Scientists have created tiny micromotors which run on stomach acid and can be used to treat bacterial infections of the digestive tract, a nanotechnology first in drug-delivery.
In a new paper published in the journal Nature Communications, engineers at the University of California San Diego describe the positive results of testing their new invention on mice. The tiny delivery systems, about half the width of a human hair, have a magnesium core which reacts with gastric acids of the gut to neutralize stomach acids and to form hydrogen bubbles which propel them forward, allowing the delivery of an antibiotic attached as a layer around the micro core. A further, outer layer of positively-charged polymer allows the nanomachines to adhere to the wall of the stomach.

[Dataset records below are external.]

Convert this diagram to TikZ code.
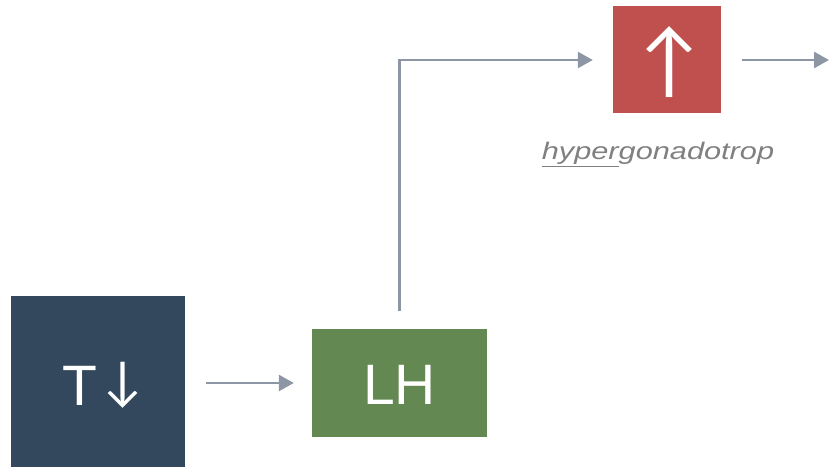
\documentclass[tikz,border=0pt]{standalone}
\usepackage{fontspec}
\usepackage{graphicx}
\setmainfont{Liberation Sans}
\newfontfamily\arrowfont{Lato}
\usetikzlibrary{arrows.meta}

\definecolor{navy}{RGB}{52,72,93}
\definecolor{leaf}{RGB}{100,136,82}
\definecolor{brick}{RGB}{192,80,77}
\definecolor{steel}{RGB}{140,150,164}
\definecolor{note}{RGB}{128,128,128}

\tikzset{
  block/.style={draw=none, inner sep=0pt, text=white, text depth=0pt,
                font=\fontsize{57}{57}\selectfont},
  flow/.style={draw=steel, line width=2.6pt, -{Triangle[length=15pt,width=16pt]}},
}

\begin{document}
\begin{tikzpicture}[x=1pt, y=-1pt]
  \useasboundingbox (0,0) rectangle (830,468);

  % boxes
  \node[block, fill=navy, minimum width=174pt, minimum height=171pt, text height=47pt]
    (t) at (98,381.5)
    {\kern9pt T\kern6.5pt\raisebox{5.5pt}{\arrowfont\fontsize{52}{52}\selectfont ↓}};
  \node[block, fill=leaf, minimum width=175pt, minimum height=108pt, text height=42pt]
    (lh) at (399.5,383) {LH};
  \node[block, fill=brick, minimum width=108pt, minimum height=107pt, text height=58pt,
        font=\arrowfont\fontsize{80}{80}\selectfont]
    (up) at (667,60) {\kern5pt↑};

  % caption under the red box
  \node[text=note, inner sep=0pt, anchor=base] (cap) at (658,160)
    {\fontsize{24}{24}\selectfont\itshape\scalebox{1.28}[1]{\underline{hyper}gonadotrop}};

  % connectors
  \coordinate (out) at (829,60);
  \draw[flow, shorten <=21pt, shorten >=18pt] (t.east |- lh.west) -- (lh.west);
  \draw[flow, shorten <=18pt, shorten >=20pt] (lh.north) |- (up.west);
  \draw[flow, shorten <=21pt] (up.east) -- (out);
\end{tikzpicture}
\end{document}
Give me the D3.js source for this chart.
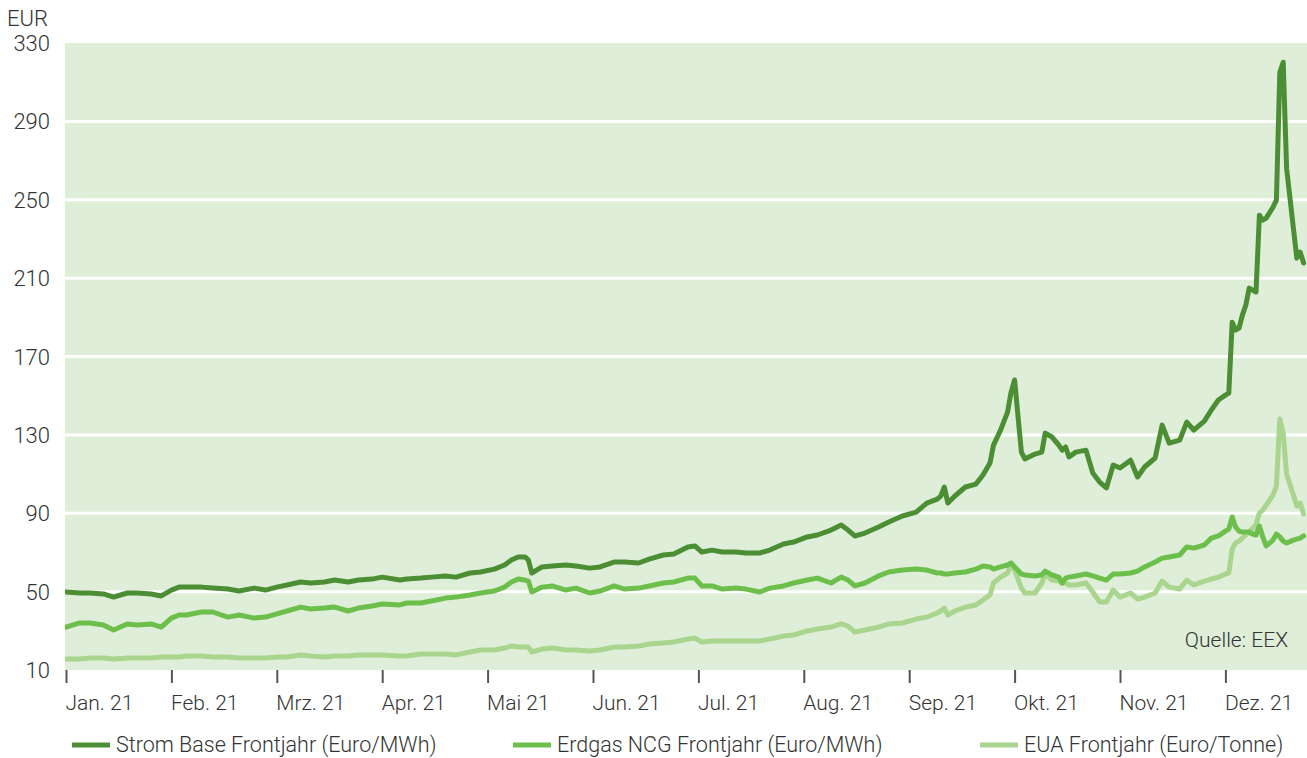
<!DOCTYPE html>
<html><head><meta charset="utf-8">
<script src="https://cdn.jsdelivr.net/npm/d3@7"></script>
<style>
body{margin:0;background:#fff}
svg text{font-family:Roboto,"Open Sans",sans-serif;font-weight:300;fill:#333}
</style></head>
<body><svg id="c" width="1307" height="758"></svg>
<script>
const months = ["Jan. 21","Feb. 21","Mrz. 21","Apr. 21","Mai 21","Jun. 21","Jul. 21","Aug. 21","Sep. 21","Okt. 21","Nov. 21","Dez. 21"];
const yTicks = [10,50,90,130,170,210,250,290,330];
const seriesNames = ["Strom Base Frontjahr (Euro/MWh)","Erdgas NCG Frontjahr (Euro/MWh)","EUA Frontjahr (Euro/Tonne)"];
const dates = [
"01-01","01-05","01-08","01-12","01-15","01-19","01-22","01-26","01-29",
"02-01","02-03","02-05","02-09","02-12","02-16","02-19","02-23","02-26",
"03-01","03-04","03-08","03-11","03-15","03-18","03-22","03-25","03-29",
"04-01","04-06","04-08","04-12","04-15","04-19","04-22","04-26","04-29",
"05-03","05-06","05-08","05-10","05-12","05-13","05-14","05-17","05-20","05-24","05-27","05-31",
"06-03","06-07","06-10","06-14","06-17","06-21","06-24","06-28","06-30",
"07-02","07-05","07-08","07-12","07-15","07-19","07-22","07-26","07-29",
"08-02","08-05","08-09","08-12","08-14","08-16","08-19","08-23","08-26","08-30",
"09-03","09-06","09-09","09-10","09-11","09-12","09-14","09-17","09-20","09-22","09-24","09-25","09-27","09-29","09-30",
"10-01","10-03","10-04","10-07","10-09","10-10","10-12","10-14","10-15","10-16","10-17","10-19","10-22","10-24","10-26","10-28","10-30",
"11-01","11-04","11-06","11-08","11-11","11-13","11-15","11-18","11-20","11-22","11-25","11-27","11-29",
"12-01","12-02","12-03","12-04","12-05","12-06","12-07","12-08","12-09","12-10","12-11","12-12","12-13","12-15","12-16","12-17","12-18","12-19","12-21","12-22","12-23","12-24"];
const strom = [
49.8,49.3,49.3,48.8,47.2,49.3,49.3,48.8,47.8,
50.8,52.3,52.3,52.3,51.8,51.3,50.3,51.8,50.8,
52.3,53.4,54.9,54.4,54.9,55.9,54.9,55.9,56.4,
57.4,55.9,56.4,56.9,57.4,58.0,57.4,59.5,60.0,
61.5,63.6,66.1,67.7,67.7,66.1,59.5,62.6,63.1,63.6,63.1,62.0,
62.6,65.1,65.1,64.6,66.6,68.7,69.2,72.8,73.3,
70.2,71.2,70.2,70.2,69.7,69.7,71.2,74.3,75.3,
77.9,78.9,81.4,84.0,81.4,78.4,79.9,83.0,85.5,88.6,
90.6,95.2,97.2,98.8,103.4,95.2,98.8,103.4,104.9,109.5,115.6,124.8,132.4,141.6,151.8,
158.0,121.2,117.7,120.2,121.2,130.9,128.9,124.8,122.2,123.8,118.7,121.2,122.2,110.5,105.9,102.9,114.6,
113.1,117.1,108.5,113.6,118.2,135.0,125.8,127.3,136.5,132.4,137.0,142.7,147.8,
150.3,151.3,187.5,183.5,184.5,191.1,196.2,204.9,203.9,202.9,242.1,239.6,240.6,246.2,249.8,315.1,320.2,266.1,235.5,220.2,223.3,217.7];
const erdgas = [
31.9,34.0,34.0,33.0,30.4,33.5,33.0,33.5,31.9,
36.5,38.1,38.1,39.6,39.6,37.0,38.1,36.5,37.0,
38.6,40.1,42.1,41.1,41.6,42.1,40.1,41.6,42.7,
43.7,43.2,44.2,44.2,45.2,46.7,47.2,48.3,49.3,
50.3,52.3,54.9,56.4,55.9,55.4,49.8,52.3,52.9,50.8,51.8,49.3,
50.3,52.9,51.3,51.8,52.9,54.4,54.9,56.9,56.9,
52.9,52.9,51.3,51.8,51.3,49.8,51.8,52.9,54.4,
55.9,56.9,54.4,57.4,55.9,52.9,54.4,58.0,60.0,61.0,
61.5,61.0,59.5,59.5,59.0,59.0,59.5,60.0,61.5,63.1,62.6,61.5,62.6,63.6,64.6,
62.6,59.0,58.5,58.0,58.5,60.5,58.5,57.4,54.4,56.9,57.4,58.0,59.0,58.0,56.9,55.9,59.0,
59.0,59.5,60.5,62.6,65.1,67.1,67.7,68.7,72.8,72.2,73.8,77.3,78.4,
80.9,81.9,88.1,83.0,80.9,80.4,80.4,80.4,79.4,78.9,83.5,77.9,73.3,76.3,79.4,77.9,75.8,74.8,76.3,76.8,77.3,78.4];
const eua = [
15.6,15.6,16.1,16.1,15.6,16.1,16.1,16.1,16.6,
16.6,16.6,17.1,17.1,16.6,16.6,16.1,16.1,16.1,
16.6,16.6,17.7,17.1,16.6,17.1,17.1,17.7,17.7,
17.7,17.1,17.1,18.2,18.2,18.2,17.7,19.2,20.2,
20.2,21.2,22.2,21.7,21.7,21.7,19.2,20.7,21.2,20.2,20.2,19.7,
20.2,21.7,21.7,22.2,23.3,23.8,24.3,25.8,26.3,
24.3,24.8,24.8,24.8,24.8,24.8,25.8,27.3,27.9,
29.9,30.9,31.9,33.5,32.4,29.4,30.4,31.9,33.5,34.0,
36.0,37.0,39.1,40.1,41.6,38.1,40.1,42.1,43.2,45.7,48.3,54.4,57.4,59.5,63.6,
61.0,51.8,49.3,49.3,54.4,59.0,55.9,55.4,54.4,54.4,53.4,53.4,54.4,49.8,44.7,44.7,50.8,
47.2,49.3,46.2,47.2,49.3,55.4,52.3,51.3,55.9,53.4,55.4,56.4,57.4,
59.0,59.5,71.8,74.8,75.8,77.3,78.9,80.4,82.4,84.0,90.1,91.6,94.2,99.3,103.9,138.1,131.0,110.0,99.3,93.7,95.2,89.6];

const colors = ["#4b8e34","#6dbf4b","#a9d58f"];
const monthDays = [31,28,31,30,31,30,31,31,30,31,30,31];
function monthPos(s){const [m,d]=s.split("-").map(Number);return (m-1)+(d-1)/monthDays[m-1];}

const W=1307, plotL=65, plotT=43, plotB=670;
const svg=d3.select("#c");
const x=d3.scaleLinear().domain([0,12]).range([66,66+12*105.4]);
const y=d3.scaleLinear().domain([10,330]).range([plotB,plotT]);

svg.append("defs").append("clipPath").attr("id","clip").append("rect")
  .attr("x",plotL).attr("y",0).attr("width",W-plotL).attr("height",plotB+10);

svg.append("rect").attr("x",plotL).attr("y",plotT).attr("width",W-plotL).attr("height",plotB-plotT).attr("fill","#dfeed8");

svg.append("g").selectAll("line").data(yTicks.filter(v=>v>10&&v<330)).join("line")
  .attr("x1",plotL).attr("x2",W).attr("y1",d=>y(d)).attr("y2",d=>y(d))
  .attr("stroke","#fff").attr("stroke-width",3);

svg.append("g").selectAll("text").data(yTicks).join("text")
  .attr("x",50).attr("y",d=>y(d)+8).attr("text-anchor","end")
  .style("font-size","22px").text(d=>d);
svg.append("text").attr("x",7).attr("y",26).style("font-size","22px").text("EUR");

const xAxis=d3.axisBottom(x).tickValues(d3.range(12)).tickSize(13).tickFormat((d,i)=>months[i]);
const gx=svg.append("g").attr("transform",`translate(0,${plotB})`).call(xAxis);
gx.select(".domain").remove();
gx.selectAll(".tick line").attr("stroke","#555").attr("stroke-width",2);
gx.selectAll(".tick text").attr("text-anchor","start").attr("x",-1).attr("y",40).attr("dy",null)
  .style("font-size","21px").style("font-family",null).attr("fill",null);
gx.attr("font-family",null).attr("font-size",null);

const series=[strom,erdgas,eua];
const line=d3.line().x((d,i)=>x(monthPos(dates[i]))).y(d=>y(d));
const gl=svg.append("g").attr("clip-path","url(#clip)");
[2,1,0].forEach(k=>{
  gl.append("path").datum(series[k]).attr("d",line).attr("fill","none")
    .attr("stroke",colors[k]).attr("stroke-width",5).attr("stroke-linejoin","round").attr("stroke-linecap","round");
});

svg.append("text").attr("x",1288).attr("y",647).attr("text-anchor","end").style("font-size","21px").text("Quelle: EEX");

const legX=[72,513,980];
const lg=svg.append("g");
seriesNames.forEach((n,i)=>{
  lg.append("line").attr("x1",legX[i]).attr("x2",legX[i]+38).attr("y1",745).attr("y2",745)
    .attr("stroke",colors[i]).attr("stroke-width",5);
  lg.append("text").attr("x",legX[i]+44).attr("y",752).style("font-size","21.5px").text(n);
});
</script></body></html>
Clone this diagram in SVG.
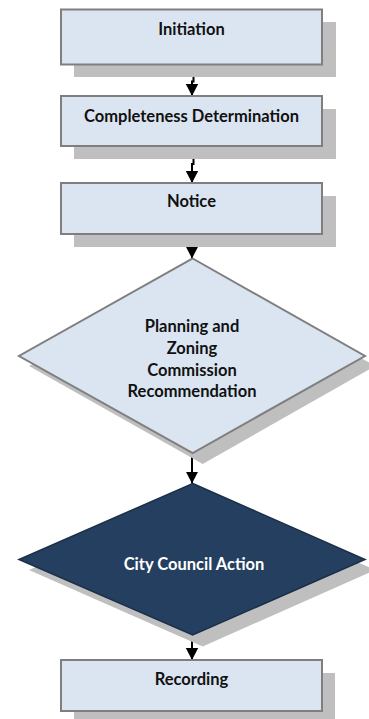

The process is being hailed as an advance in drug delivery, as it improves upon current methods which rely on proton pump inhibitors to neutralize stomach acids so that antibiotics can do their part in attacking infections of the gut. Proton pump inhibitors come with side effects when taken over long periods of time or in high doses, whereas the magnesium cores and polymer layers of the micromotors can be dissolved by gastric acids without producing harmful physiological effects.
“It’s a one-step treatment with these micromotors, combining acid neutralization with therapeutic action,” said Berta Esteban-Fernández de Ávila, postdoctoral fellow at the UC San Diego Jacobs School of Engineering and study co-author, in a press release.
Researchers tested their method on mice infected with Helicobacter pylori, a bacteria of the digestive tract that causes ulcers. The micromotors delivered the antibiotic clarithromycin to the mice’s stomach and, after five days of treatment, proved to be “slightly more effective” than the current approach involving protein pump inhibitors.
Still in its early stages, the researchers will next test their micromotors using other drug combinations to potentially treat other gastro-intestinal diseases.
“There is still a long way to go, but we are on a fantastic voyage,” says Joseph Wang nanoengineering professor at UC San Diego and lead author of the study, to the New Scientist.
The medical uses of nanotechnology are just beginning to be investigated, as researchers continue to develop methods for scaled-down drug delivery and use nanomachines to improve a targeted, personalized approach to treatment. Nanosensors are finding particular use in medical diagnosis, too, as they present a quicker, cost-effective, portable and accurate way to detect minute quantities of certain compounds in the body.
Natural compounds found in the breath, for example, can be detected on a micro-scale and act as biomarkers for a range of diseases, often presenting themselves much earlier than a disease’s other symptoms — for example, cancers often go undetected at their early stages due to a lack of observable symptoms — and thus their detection could drastically speed up diagnosis.
“As you go smaller, it creates less footprint and more power,” says Frank Gu, professor of chemical engineering at the University of Waterloo in Waterloo, Ontario, to the Toronto Star. “We are at a pivotal point that we are beginning to see how to harvest nanotechnology,” he says.